Report each line of the data that includes the word "matplotlib".

* START Available data *

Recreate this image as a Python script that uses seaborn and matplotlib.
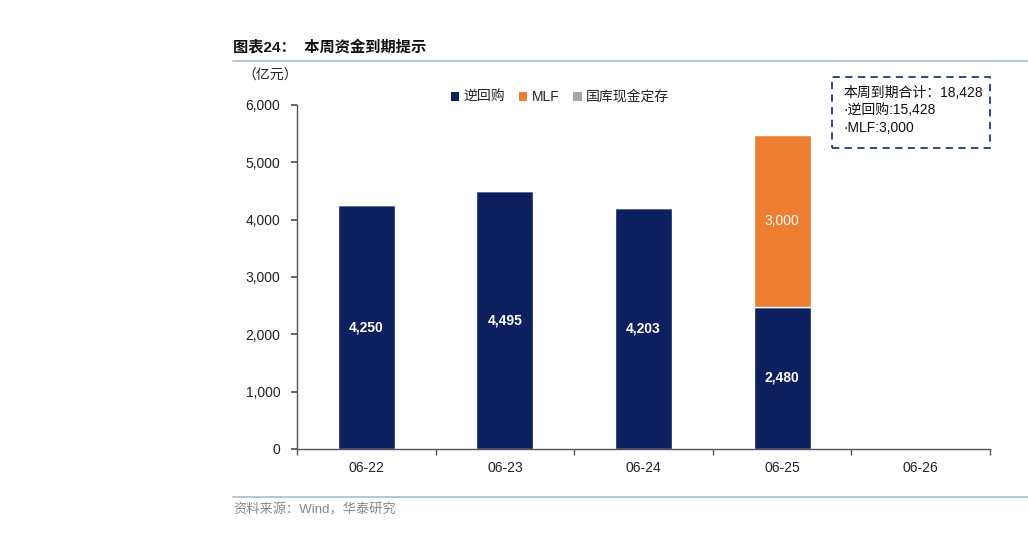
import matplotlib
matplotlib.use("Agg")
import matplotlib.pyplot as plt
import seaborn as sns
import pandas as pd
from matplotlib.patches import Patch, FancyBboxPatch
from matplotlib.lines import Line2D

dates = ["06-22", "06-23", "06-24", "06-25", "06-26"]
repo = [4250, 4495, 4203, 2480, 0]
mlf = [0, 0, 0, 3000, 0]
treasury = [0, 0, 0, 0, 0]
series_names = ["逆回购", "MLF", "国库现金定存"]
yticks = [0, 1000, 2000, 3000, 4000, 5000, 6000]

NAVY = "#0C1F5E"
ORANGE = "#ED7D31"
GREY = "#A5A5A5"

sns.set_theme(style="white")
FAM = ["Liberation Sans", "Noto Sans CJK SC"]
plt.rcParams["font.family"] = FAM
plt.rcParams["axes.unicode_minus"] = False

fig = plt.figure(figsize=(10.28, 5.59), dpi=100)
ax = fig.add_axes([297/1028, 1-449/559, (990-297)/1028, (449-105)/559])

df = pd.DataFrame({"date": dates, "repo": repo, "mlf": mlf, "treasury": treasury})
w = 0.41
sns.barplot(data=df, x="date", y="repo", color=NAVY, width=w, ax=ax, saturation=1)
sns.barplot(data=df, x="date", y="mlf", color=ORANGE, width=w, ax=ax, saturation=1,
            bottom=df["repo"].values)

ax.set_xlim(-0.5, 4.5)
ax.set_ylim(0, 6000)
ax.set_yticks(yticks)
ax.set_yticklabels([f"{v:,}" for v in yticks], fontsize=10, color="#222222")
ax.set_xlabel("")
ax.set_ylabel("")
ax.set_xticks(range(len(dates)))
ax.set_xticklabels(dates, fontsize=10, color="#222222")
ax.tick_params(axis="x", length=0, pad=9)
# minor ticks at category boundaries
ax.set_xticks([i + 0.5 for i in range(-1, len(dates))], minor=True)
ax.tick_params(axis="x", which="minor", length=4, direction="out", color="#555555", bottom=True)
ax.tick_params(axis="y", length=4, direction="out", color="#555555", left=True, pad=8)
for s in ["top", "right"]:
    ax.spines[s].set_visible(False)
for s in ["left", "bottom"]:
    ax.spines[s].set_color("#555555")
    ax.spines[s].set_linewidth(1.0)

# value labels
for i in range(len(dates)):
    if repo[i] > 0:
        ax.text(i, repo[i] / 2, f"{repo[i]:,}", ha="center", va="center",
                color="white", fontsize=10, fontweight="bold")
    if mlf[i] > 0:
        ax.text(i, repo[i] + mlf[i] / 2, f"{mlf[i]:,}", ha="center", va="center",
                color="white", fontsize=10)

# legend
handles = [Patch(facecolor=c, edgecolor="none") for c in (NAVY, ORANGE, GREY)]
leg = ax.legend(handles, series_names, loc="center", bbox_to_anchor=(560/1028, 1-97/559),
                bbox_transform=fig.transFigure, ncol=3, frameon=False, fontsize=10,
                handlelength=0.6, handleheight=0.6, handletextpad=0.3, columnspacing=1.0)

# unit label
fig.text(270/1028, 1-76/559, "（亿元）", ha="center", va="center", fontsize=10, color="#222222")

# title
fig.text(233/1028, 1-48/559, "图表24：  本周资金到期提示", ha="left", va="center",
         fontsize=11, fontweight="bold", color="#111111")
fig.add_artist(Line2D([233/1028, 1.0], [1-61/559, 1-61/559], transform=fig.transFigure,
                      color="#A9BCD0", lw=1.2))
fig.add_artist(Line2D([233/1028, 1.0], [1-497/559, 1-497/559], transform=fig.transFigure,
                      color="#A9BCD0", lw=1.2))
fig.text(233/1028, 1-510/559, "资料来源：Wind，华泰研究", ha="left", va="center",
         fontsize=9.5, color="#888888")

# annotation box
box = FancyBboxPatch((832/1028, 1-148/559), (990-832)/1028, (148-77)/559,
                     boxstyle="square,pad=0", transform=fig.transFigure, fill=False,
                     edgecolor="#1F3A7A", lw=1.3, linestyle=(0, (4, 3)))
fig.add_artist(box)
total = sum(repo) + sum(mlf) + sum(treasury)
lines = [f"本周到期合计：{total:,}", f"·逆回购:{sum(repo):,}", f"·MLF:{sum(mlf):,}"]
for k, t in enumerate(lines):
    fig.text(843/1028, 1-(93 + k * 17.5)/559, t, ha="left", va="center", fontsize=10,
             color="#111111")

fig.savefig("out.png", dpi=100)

* END Available data *

▶ **Result for this exercise**
Recreate this image as a Python script that uses seaborn and matplotlib.
import matplotlib
matplotlib.use("Agg")
import matplotlib.pyplot as plt
from matplotlib.patches import Patch, FancyBboxPatch
from matplotlib.lines import Line2D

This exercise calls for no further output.